## START Data shown

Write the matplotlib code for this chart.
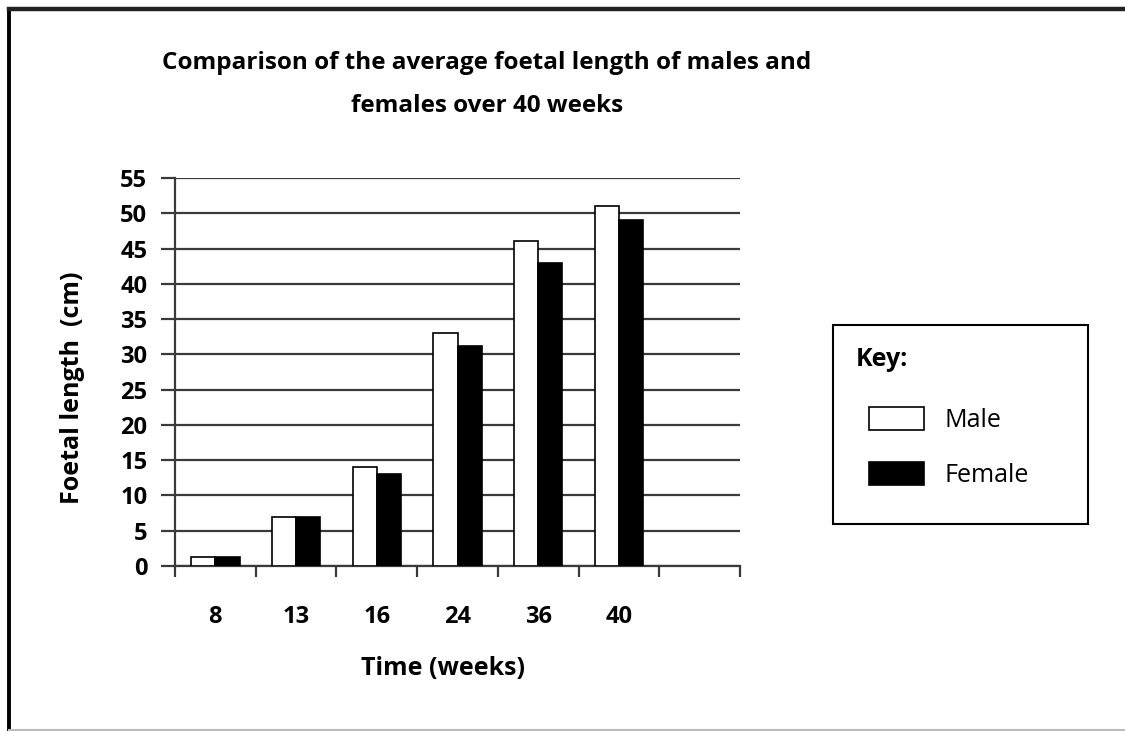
import matplotlib
matplotlib.use("Agg")
import matplotlib.pyplot as plt
import numpy as np
from matplotlib.patches import Patch
from matplotlib.lines import Line2D

weeks = ["8", "13", "16", "24", "36", "40"]
male = [1.3, 7, 14, 33, 46, 51]
female = [1.3, 7, 13, 31.2, 43, 49]

plt.rcParams['font.family'] = ['Open Sans', 'DejaVu Sans']
plt.rcParams['font.weight'] = 'bold'
plt.rcParams['axes.labelweight'] = 'bold'

fig = plt.figure(figsize=(11.25, 7.31), dpi=100)
ax = fig.add_axes([175/1125, 1-566/731, 565/1125, 388/731])

x = np.arange(len(weeks))
w = 0.3
gridc = '#3a3a3a'
fs = 17
ax.bar(x - w/2, male, w, color='white', edgecolor='black', linewidth=1.2, zorder=3)
ax.bar(x + w/2, female, w, color='black', edgecolor='black', linewidth=1.2, zorder=3)

# one empty slot on the right, like the original
ax.set_xlim(-0.5, len(weeks) + 0.5)
ax.set_ylim(0, 55)
ax.set_yticks(np.arange(0, 56, 5))
ax.yaxis.grid(True, color=gridc, linewidth=1.6)
ax.set_axisbelow(True)

# boundaries get the tick marks, centres get the labels
ax.set_xticks(np.arange(len(weeks) + 2) - 0.5)
ax.set_xticklabels([])
ax.set_xticks(x, minor=True)
ax.set_xticklabels(weeks, minor=True)
ax.tick_params(axis='x', which='major', length=8, width=1.6, color=gridc, direction='out')
ax.tick_params(axis='x', which='minor', length=0, pad=28, labelsize=fs)
ax.tick_params(axis='y', length=10, width=1.6, color=gridc, pad=10, labelsize=fs)

for s in ['top', 'right']:
    ax.spines[s].set_visible(False)
for s in ['left', 'bottom']:
    ax.spines[s].set_color(gridc)
    ax.spines[s].set_linewidth(1.6)

ax.set_ylabel("Foetal length  (cm)", fontsize=fs + 1, va='center')
ax.yaxis.set_label_coords(-0.182, 0.46)
ax.set_xlabel("Time (weeks)", fontsize=fs + 1)
ax.xaxis.set_label_coords(0.474, -0.263)
ax.xaxis.label.set_va('center')

fig.text(487/1125, 1-84.5/731, "Comparison of the average foetal length of males and\nfemales over 40 weeks",
         ha='center', va='center', fontsize=fs + 0.5, linespacing=2.05)

handles = [Patch(facecolor='white', edgecolor='black', linewidth=1.2),
           Patch(facecolor='black', edgecolor='black', linewidth=1.2)]
leg = fig.legend(handles, ["Male", "Female"], title="Key:",
                 loc='upper left', bbox_to_anchor=(833/1125, 1-325/731-0.01, 255/1125, 0.01),
                 mode='expand', borderaxespad=0, fancybox=False, edgecolor='black', framealpha=1,
                 prop={'size': 18, 'weight': 'normal'},
                 title_fontproperties={'weight': 'bold', 'size': 18},
                 handlelength=2.2, handleheight=1.0, handletextpad=0.8,
                 labelspacing=1.17, borderpad=0.9, alignment='left')
leg.get_frame().set_linewidth(1.5)
# entries sit a little further in than "Key:"
leg._legend_handle_box.pad = 10
leg._legend_box.sep = 15

# outer frame of the picture
fig.add_artist(Line2D([9/1125, 9/1125], [0, 1-9/731], color='black', linewidth=2.8, transform=fig.transFigure))
fig.add_artist(Line2D([9/1125, 1], [1-9/731, 1-9/731], color='#222222', linewidth=3.2, transform=fig.transFigure))
fig.add_artist(Line2D([9/1125, 1], [1/731, 1/731], color='#bbbbbb', linewidth=1.5, transform=fig.transFigure))

fig.savefig("out.png", dpi=100)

## END Data shown

■ **Exercise requirements**:
Pick each line holding the word "matplotlib" out of the data and copy it.

■ **Correct answer**:
Write the matplotlib code for this chart.
import matplotlib
matplotlib.use("Agg")
import matplotlib.pyplot as plt
from matplotlib.patches import Patch
from matplotlib.lines import Line2D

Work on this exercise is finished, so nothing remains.